Continued from last week's blog: http://www.huffingtonpost.com/nikki-stone/how-does-a-girl-who-is-af_b_543461.html
...I should have known by the look on his face that I was in store for something terrifying.
"Are you ready for a double?"
I looked toward the towering double jump ramp and felt my mouth go dry. I turned back to the head coach, gave a nervous little laugh and grabbed my skis, planning to head to the small, comfortable, safe jump.
"I wasn't kidding, Nikki. Let's go."
Well, I knew I couldn't let down the national team coach, so I nervously made my way over to the stairs of the double jump. I clumped up the seventy-two steps and stood atop the platform that led to a strip of white plastic and ended in a ten-foot-tall wall. And I have to say, it really does look like a wall when you're gazing at it from the top!
My hands were sweating, my stomach was in my throat and I didn't know if my legs were going to stop shaking long enough to actually get me off this jump. It's funny, in those moments of sheer terror, how you start to imagine all the things that could go wrong. I could fall on the inrun. Have my legs give out, and hit the jump. Go off the side of the ramp and miss the pool...Or I might not make it all the way around for two flips, and land on my back or head! Through my years as an aerial skier, I actually saw all these things happen.
As I stood up there that first time, debating if I should go shooting down the ramp and into space, I looked around the water ramp facility and noticed that all the other athletes had stopped what they were doing. I would later learn that this was a sort of tradition: watch to see if the rookie would actually take the plunge. Well, luckily for my future career in the sport, my ego was much bigger than my brain. I wasn't going to take the walk of shame back down the stairs.
I turned my skis down the steep inrun, put my arms out for stability and went speeding at thirty-five miles per hour toward this intimidating jump. All the while, I was remembering my coach's advice: "Just think of your takeoff, focus on doing a single back lay-out, take a quick look at the water and pull your knees to your chest for the second flip. I'll yell 'Out!' when you need to stretch your body back out for the landing."

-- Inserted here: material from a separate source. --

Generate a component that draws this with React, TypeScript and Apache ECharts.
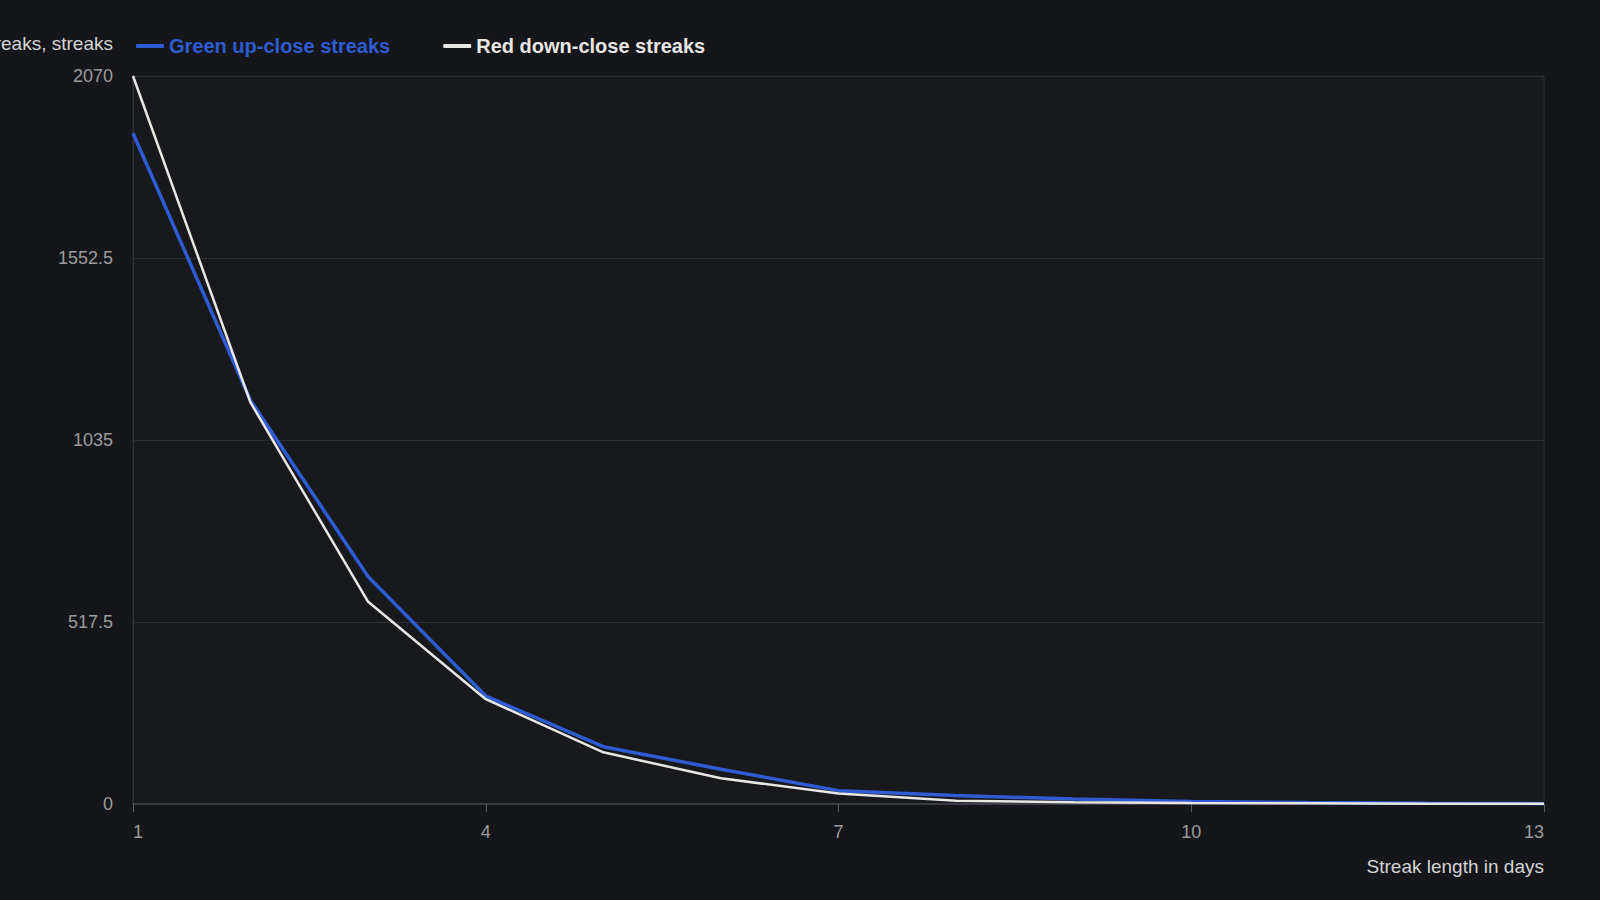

I reached the bottom of the jump, locked out my legs and swung my arms to initiate the flip. I soared off the top of the structure, flipped over once and spotted the water. I must have taken too long a look because I heard my coach shout, "Pull, pull, pull!" reminding me to get into that tucked position for the second flip. I quickly pulled my knees in and spun into the second rotation. I was flipping too quickly to be sure where I was, but I heard my coach yell, "Out!" Almost by instinct, my legs shot out and I hit the water-right side up.
I wanted to scream. Not because I was terrified or even in pain. I was exhilarated! I had never felt such a rush before. In that moment, my life changed. This was no longer a passing whim, this was now my passion. And I was going to find a way to put my heart and soul into this sport.
When people ask me what the single most important factor is in achieving our goals, I tell them that if you don't develop a passion for what you do, you won't be able to vault any of the other hurdles. Our drive comes from our soft inside, so if we develop this, everything else becomes a lot easier.
Excerpt from When Turtles Fly: Secrets of Successful People Who Know How to Stick Their Necks Out
Motivational Weight Management Tip
My experience of working with the Biggest Loser contestants and Symtrimics has inspired me to leave motivational diet, health, and wellness tips at the end of all of my blogs. These tools will be driven from the actual advice shared in my weekly motivational sessions. This week's tip: Just as you get tired with routine exercise, so does your body. As soon as you hit a plateau, it's time to take some risks and try something new. Take it as an opportunity to try a sport or activity that you've never done before, but always thought would be fun.